Defense Gaps Persist Amid Pushback
European NATO members sourced 64% of arms imports from the U.S. in 2020-2024, rising from 52% previously, according to Stockholm International Peace Research Institute data in Al Jazeera. NATO allies pledged 5% GDP defense spending by 2035 at the 2025 summit, buying more U.S. weapons to appease Trump, as detailed in Foreign Affairs.
“These dependencies around technology, around security, around finance and the dollar, that’s the glue that’s now keeping together the Western bloc,” said Neil Shearing, chief economist at Capital Economics, in the Journal. The U.S. holds “enormous leverage,” he added. Moritz Schularick, president of the Kiel Institute, called Europe “easy to divide and rule” due to consensus governance.
Trump’s Greenland bid—revived in early 2026—sparked a special EU summit on January 22, where leaders eyed de-risking. Yet, as Reuters reported, “Trump crossed the Rubicon. He might do it again.” Ursula von der Leyen pressed for diversification, but military shortfalls loom: Europe meets only 50% of NATO targets.

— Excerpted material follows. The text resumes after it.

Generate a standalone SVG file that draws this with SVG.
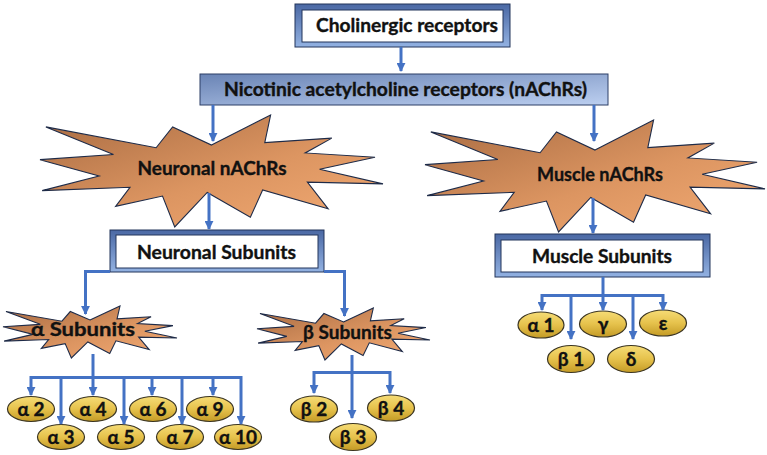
<svg xmlns="http://www.w3.org/2000/svg" xmlns:xlink="http://www.w3.org/1999/xlink" width="767" height="455" viewBox="0 0 767 455">
<defs>
<linearGradient id="starGrad" x1="0" y1="0" x2="1" y2="1">
<stop offset="0" stop-color="#a86b42"/>
<stop offset="0.55" stop-color="#dc9561"/>
<stop offset="1" stop-color="#f3ab74"/>
</linearGradient>
<linearGradient id="ellGrad" x1="0" y1="0" x2="0" y2="1">
<stop offset="0" stop-color="#f6dc76"/>
<stop offset="0.5" stop-color="#e6c24c"/>
<stop offset="1" stop-color="#c49b26"/>
</linearGradient>
<linearGradient id="frameGrad" x1="0" y1="0" x2="0" y2="1">
<stop offset="0" stop-color="#4a68a4"/>
<stop offset="1" stop-color="#93b2e2"/>
</linearGradient>
<linearGradient id="nicGrad" x1="0" y1="0" x2="1" y2="1">
<stop offset="0" stop-color="#6a84b5"/>
<stop offset="1" stop-color="#bccff0"/>
</linearGradient>
<marker id="arr" viewBox="0 0 10 10" refX="9" refY="5" markerWidth="9" markerHeight="9" markerUnits="userSpaceOnUse" orient="auto-start-reverse">
<path d="M0,0 L10,5 L0,10 Z" fill="#4472c4"/>
</marker>
<path id="seal" vector-effect="non-scaling-stroke" d="M10800,5800 L14522,0 L14155,5325 L18380,4457 L16702,7315 L21097,8137 L17607,10475 L21600,13290 L16837,12942 L18145,18095 L14020,14457 L13247,19737 L10532,14935 L8485,21600 L7715,15627 L4762,17617 L5667,13937 L135,14587 L3722,11775 L0,8615 L4627,7617 L370,2295 L7312,6320 L8352,2295 Z"/>
</defs>
<style>
.star{fill:url(#starGrad);stroke:#1e2b48;stroke-width:1.1}
.frame{fill:url(#frameGrad);stroke:#23345a;stroke-width:1}
.inner{fill:#ffffff;stroke:#23345a;stroke-width:1}
.nic{fill:url(#nicGrad);stroke:#2c3e66;stroke-width:1}
.ell{fill:url(#ellGrad);stroke:#3b3522;stroke-width:1.2}
.lbl{font-family:Lato,"Liberation Sans",sans-serif;font-weight:700;font-size:18px;fill:#111111;stroke:#111111;stroke-width:0.35;text-anchor:middle}
.sm{font-family:Lato,"Liberation Sans",sans-serif;font-weight:700;font-size:19px;fill:#111111;stroke:#111111;stroke-width:0.35;text-anchor:middle}
.con{fill:none;stroke:#4472c4;stroke-width:3}
.arr{marker-end:url(#arr)}
.arr2{marker-start:url(#arr);marker-end:url(#arr)}
</style>

<g id="cholinergic">
<rect class="frame" x="295" y="4" width="215" height="43"/>
<rect class="inner" x="302" y="10" width="201" height="32"/>
<text class="lbl" x="407" y="32" textLength="182" lengthAdjust="spacingAndGlyphs">Cholinergic receptors</text>
</g>

<g id="nachrs">
<rect class="nic" x="200" y="74" width="408" height="31"/>
<text class="lbl" x="405.5" y="96" textLength="363" lengthAdjust="spacingAndGlyphs">Nicotinic acetylcholine receptors (nAChRs)</text>
</g>

<g id="neuronal-nachrs">
<use xlink:href="#seal" class="star" transform="translate(40,115) scale(0.015880,0.005185)"/>
<text class="lbl" x="212" y="175" textLength="149" lengthAdjust="spacingAndGlyphs">Neuronal nAChRs</text>
</g>

<g id="muscle-nachrs">
<use xlink:href="#seal" class="star" transform="translate(425,120) scale(0.015741,0.005185)"/>
<text class="lbl" x="600" y="181" textLength="126" lengthAdjust="spacingAndGlyphs">Muscle nAChRs</text>
</g>

<g id="neuronal-subunits">
<rect class="frame" x="110" y="230" width="214" height="42"/>
<rect class="inner" x="116" y="235" width="202" height="33"/>
<text class="lbl" x="216.5" y="259" textLength="159" lengthAdjust="spacingAndGlyphs">Neuronal Subunits</text>
</g>

<g id="muscle-subunits">
<rect class="frame" x="495" y="234" width="215" height="43"/>
<rect class="inner" x="501" y="240" width="202" height="32"/>
<text class="lbl" x="602" y="263" textLength="140" lengthAdjust="spacingAndGlyphs">Muscle Subunits</text>
</g>

<g id="alpha-subunits">
<use xlink:href="#seal" class="star" transform="translate(3,306) scale(0.008056,0.002407)"/>
<text class="lbl" x="83" y="336" textLength="104" lengthAdjust="spacingAndGlyphs">α Subunits</text>
</g>

<g id="beta-subunits">
<use xlink:href="#seal" class="star" transform="translate(257,308) scale(0.008009,0.002407)"/>
<text class="lbl" x="347.5" y="339" textLength="89" lengthAdjust="spacingAndGlyphs">β Subunits</text>
</g>

<g id="a2"><ellipse class="ell" cx="31" cy="409" rx="23.5" ry="12.5"/><text class="sm" x="31" y="416">α 2</text></g>
<g id="a3"><ellipse class="ell" cx="61" cy="437" rx="23.5" ry="12.5"/><text class="sm" x="61" y="444">α 3</text></g>
<g id="a4"><ellipse class="ell" cx="93" cy="409" rx="23.5" ry="12.5"/><text class="sm" x="93" y="416">α 4</text></g>
<g id="a5"><ellipse class="ell" cx="121" cy="437" rx="23.5" ry="12.5"/><text class="sm" x="121" y="444">α 5</text></g>
<g id="a6"><ellipse class="ell" cx="153" cy="409" rx="23.5" ry="12.5"/><text class="sm" x="153" y="416">α 6</text></g>
<g id="a7"><ellipse class="ell" cx="180" cy="437" rx="23.5" ry="12.5"/><text class="sm" x="180" y="444">α 7</text></g>
<g id="a9"><ellipse class="ell" cx="210" cy="409" rx="23.5" ry="12.5"/><text class="sm" x="210" y="416">α 9</text></g>
<g id="a10"><ellipse class="ell" cx="238" cy="437" rx="23.5" ry="12.5"/><text class="sm" x="238" y="444">α 10</text></g>

<g id="b2"><ellipse class="ell" cx="314" cy="409" rx="23.5" ry="13"/><text class="sm" x="314" y="416">β 2</text></g>
<g id="b3"><ellipse class="ell" cx="353" cy="437" rx="23.5" ry="13.5"/><text class="sm" x="353" y="444">β 3</text></g>
<g id="b4"><ellipse class="ell" cx="391" cy="408" rx="23.5" ry="13"/><text class="sm" x="391" y="415">β 4</text></g>

<g id="m-a1"><ellipse class="ell" cx="541" cy="325" rx="23" ry="13"/><text class="sm" x="541" y="332">α 1</text></g>
<g id="m-g"><ellipse class="ell" cx="603" cy="324" rx="23.5" ry="13"/><text class="sm" x="603" y="331">γ</text></g>
<g id="m-e"><ellipse class="ell" cx="663" cy="323" rx="23.5" ry="13"/><text class="sm" x="663" y="330">ε</text></g>
<g id="m-b1"><ellipse class="ell" cx="571" cy="359" rx="23.5" ry="13.5"/><text class="sm" x="571" y="366">β 1</text></g>
<g id="m-d"><ellipse class="ell" cx="631" cy="359" rx="23.5" ry="13.5"/><text class="sm" x="631" y="366">δ</text></g>

<g id="connectors">
<path class="con arr" d="M401,47 V71"/>
<path class="con arr" d="M213,105 V141"/>
<path class="con arr" d="M594,105 V141"/>
<path class="con arr" d="M209,193 V229"/>
<path class="con arr" d="M593,198 V233"/>
<path class="con arr" d="M110,271.5 H85.5 V314"/>
<path class="con arr" d="M324,271.5 H344.5 V316"/>
<path class="con arr2" d="M31,395 V377.5 H241 V424"/>
<path class="con arr" d="M93,354 V395"/>
<path class="con arr" d="M61,377.5 V424"/>
<path class="con arr" d="M124,377.5 V424"/>
<path class="con arr" d="M152,377.5 V395"/>
<path class="con arr" d="M182,377.5 V424"/>
<path class="con arr" d="M213,377.5 V395"/>
<path class="con arr2" d="M314,393 V372.5 H390 V393"/>
<path class="con arr" d="M352,355 V418"/>
<path class="con arr2" d="M542,310 V295.5 H663 V310"/>
<path class="con arr" d="M603,277 V310"/>
<path class="con arr" d="M571,295.5 V339"/>
<path class="con arr" d="M633,295.5 V339"/>
</g>
</svg>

Tech and Finance Dependencies Deepen
Around 80% of German companies rely on U.S. digital tools, from cloud services to AI chips, per Bitkom. European startups lean on American giants for infrastructure. The EU Parliament voted 471-68 on January 22, 2026, to cut non-EU reliance exceeding 80% in critical digital areas, per Euronews posts on X. France plans to swap Zoom and Microsoft Teams for domestic Visio by 2027.
In finance, dollar invoicing covers one-third of EU exports; a 12% greenback drop against the euro in 2025 hurt competitiveness, as Foreign Policy noted. U.S. services surplus with the EU hit $88.6 billion in 2024 against a $237 billion goods deficit.
“Europe is easy to divide and rule,” Schularick reiterated. Clemens Fuest of Ifo highlighted counter-leverage in F-35 parts, but Stuttgart’s Claus Paal, chamber of commerce head, insisted: “There is no alternative to the U.S.”—citing bureaucracy barriers elsewhere.
Diversification Efforts Fall Short
The EU inked a free-trade pact with India and deals with Mercosur nations, yet these pale against U.S. scale. Middle-power alliances with Canada still hinge on American defense and tech, Shearing observed. A European Council on Foreign Relations piece warned Trump’s 2025 strategy traps Europe in geoeconomic binds, eyeing Russian assets while critiquing EU competitiveness.
Germany’s postwar boom traces to U.S. aid; Tübingen’s Georg Schild recalled 1960s gratitude for American presence. Baden-Württemberg’s auto sector, nurtured by U.S. post-WWII expertise, exemplifies ties. Tariff hits last year amplified planning woes, Paal said.
As Trump wields tariffs—steel at 50% post-2025—Europe weighs retaliation via anti-coercion tools, but unity fractures. German carmakers negotiated separately in 2025, per Foreign Affairs. X discussions, like Andrea Gilli’s post quoting Journal stats, echo insider alarm over multi-domain U.S. dominance.
Strategic Reckoning Looms
“Recently, people have started to realize we are probably a little bit too dependent on U.S. L.N.G.,” said Anne-Sophie Corbeau of Columbia’s Center on Global Energy Policy in the Times. EU eyes domestic drilling and Qatar deals, but import reliance hits 85% per Eurostat. Turnberry’s 2025 golf-course pact committed $750 billion in U.S. energy by 2028, risking lock-in, as ECCO critiqued.
Trump’s Oval Office berating of Zelensky in February 2025 spurred defense hikes, but implementation lags. TIME urged digital sovereignty; Carnegie called for supply-chain diversification. X user Ralph Schoellhammer noted U.S. R&D edges (12:1 ratio) delay autonomy by decades.
Europe’s postwar pact with America endures, but Trump’s transactionalism forces adaptation. As Chatham House analyzed, the 2025 NSS prioritizes deals over alliances, hammering Europe while easing on autocrats. Leaders from von der Leyen to Macron push autonomy, but structural gaps persist.